PROMPT: Provide only the number of lines in the data below that contain the string "draw".

RECORDED DATA:
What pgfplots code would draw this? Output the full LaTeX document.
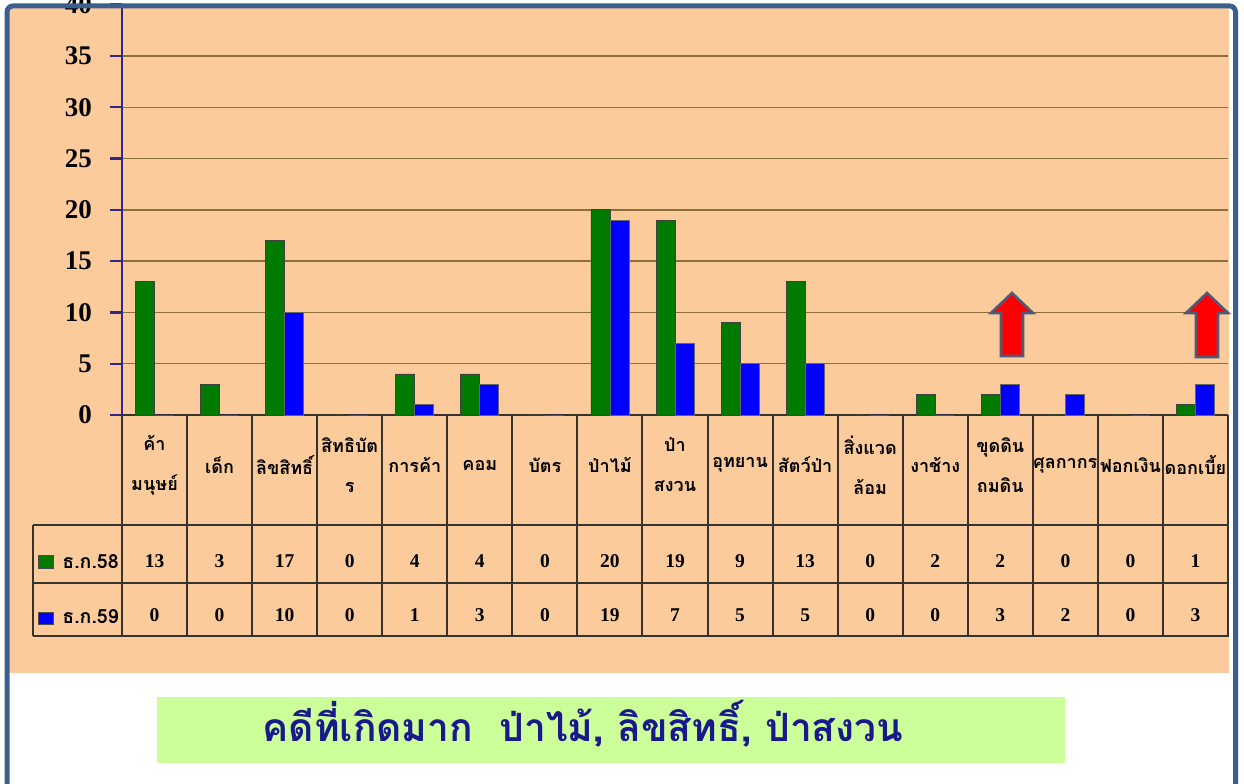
\documentclass[border=0pt]{standalone}
\usepackage{fontspec}
\setmainfont{Liberation Serif}
\newfontfamily\thaifont[Script=Thai]{Loma}
\usepackage{pgfplots}
\usepackage{pgfplotstable}
\pgfplotsset{compat=1.18}
\definecolor{peach}{RGB}{251,203,155}
\definecolor{framec}{RGB}{59,94,140}
\definecolor{gridc}{RGB}{140,112,60}
\definecolor{yax}{RGB}{48,38,140}
\definecolor{tabc}{RGB}{55,50,45}
\definecolor{gbar}{RGB}{0,122,0}
\definecolor{bbar}{RGB}{0,0,255}
\definecolor{capbg}{RGB}{204,255,153}
\definecolor{captx}{RGB}{25,25,140}
\definecolor{arrowedge}{RGB}{80,90,120}

\pgfplotstableread{
x a b
0.5 13 0
1.5 3 0
2.5 17 10
3.5 0 0
4.5 4 1
5.5 4 3
6.5 0 0
7.5 20 19
8.5 19 7
9.5 9 5
10.5 13 5
11.5 0 0
12.5 2 0
13.5 2 3
14.5 0 2
15.5 0 0
16.5 1 3
}\data

\begin{document}
\begin{tikzpicture}[x=0.5pt,y=0.5pt]
\useasboundingbox (0,0) rectangle (1244,783);
\clip (0,0) rectangle (1244,783);
\fill[white] (0,0) rectangle (1244,783);
\fill[peach] (9,110) rectangle (1229,777);
\begin{axis}[
  at={(61pt,184pt)}, anchor=south west,
  scale only axis, width=553pt, height=205.2pt,
  xmin=0, xmax=17, ymin=0, ymax=40,
  ytick={0,5,...,40}, xtick=\empty,
  axis x line*=bottom, axis y line*=left,
  x axis line style={tabc, line width=1pt, -},
  y axis line style={yax, line width=1pt, -},
  ymajorgrids, grid style={gridc, line width=0.7pt},
  tick align=outside, major tick length=6pt,
  tick style={yax, line width=1.2pt},
  /pgf/number format/assume math mode=true,
  yticklabel style={font=\fontsize{13.5}{14}\selectfont\bfseries, text=black, xshift=-5.5pt},
  clip=false,
]
\addplot[ybar, bar width=9.5pt, bar shift=-4.75pt, fill=gbar, draw=black!75, line width=0.4pt] table[x=x,y=a]{\data};
\addplot[ybar, bar width=9.5pt, bar shift=4.75pt, fill=bbar, draw=black!60, line width=0.4pt] table[x=x,y=b]{\data};
\end{axis}
% arrows
\filldraw[fill=red, draw=arrowedge, line width=1.3pt, line join=miter]
  (1012,490) -- (1033,470) -- (1023,470) -- (1023,427) -- (1001,427) -- (1001,470) -- (991,470) -- cycle;
\filldraw[fill=red, draw=arrowedge, line width=1.3pt, line join=miter]
  (1207,490) -- (1228,470) -- (1218,470) -- (1218,426) -- (1196,426) -- (1196,470) -- (1186,470) -- cycle;
% table lines
\begin{scope}[draw=tabc, line width=1pt]
\foreach \y in {258,200,147} \draw (33,\y) -- (1229,\y);
\draw (33,258) -- (33,147);
\foreach \k in {0,...,17} {
  \pgfmathsetmacro\xx{122+65.06*\k}
  \draw (\xx,368) -- (\xx,147);
}
\end{scope}
% header labels
\foreach \n [count=\i from 0] in {{ค้า\\มนุษย์},{เด็ก},{ลิขสิทธิ์},{สิทธิบัต\\ร},{การค้า},{คอม},{บัตร},{ป่าไม้},{ป่า\\สงวน},{อุทยาน},{สัตว์ป่า},{สิ่งแวด\\ล้อม},{งาช้าง},{ขุดดิน\\ถมดิน},{ศุลกากร},{ฟอกเงิน},{ดอกเบี้ย}} {
  \pgfmathsetmacro\cx{122+65.06*\i+32.53}
  \node[align=center, font=\thaifont\bfseries\fontsize{9}{20}\selectfont, inner sep=0pt] at (\cx,318) {\n};
}
% table values
\foreach \i in {0,...,16} {
  \pgfmathsetmacro\cx{122+65.06*\i+32.53}
  \pgfplotstablegetelem{\i}{a}\of\data
  \node[font=\fontsize{9.75}{10}\selectfont\bfseries] at (\cx,222) {\pgfplotsretval};
  \pgfplotstablegetelem{\i}{b}\of\data
  \node[font=\fontsize{9.75}{10}\selectfont\bfseries] at (\cx,168) {\pgfplotsretval};
}
% legend
\filldraw[fill=gbar, draw=black!70, line width=0.4pt] (38,215) rectangle (53,228);
\node[anchor=west, font=\thaifont\bfseries\fontsize{9.75}{10}\selectfont, inner sep=0pt] at (62,221) {ธ.ก.58};
\filldraw[fill=bbar, draw=black!70, line width=0.4pt] (38,159) rectangle (53,171);
\node[anchor=west, font=\thaifont\bfseries\fontsize{9.75}{10}\selectfont, inner sep=0pt] at (62,166) {ธ.ก.59};
% caption
\fill[capbg] (157,20) rectangle (1065,86);
\node[text=captx, font=\thaifont\bfseries\fontsize{19.5}{24}\selectfont] at (583,59) {คดีที่เกิดมาก\ \ ป่าไม้, ลิขสิทธิ์, ป่าสงวน};
% frame
\draw[framec, line width=2.5pt, rounded corners=3pt] (7,-20) -- (7,777) -- (1235.5,777) -- (1235.5,-20);
\end{tikzpicture}
\end{document}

FULL OUTPUT: 12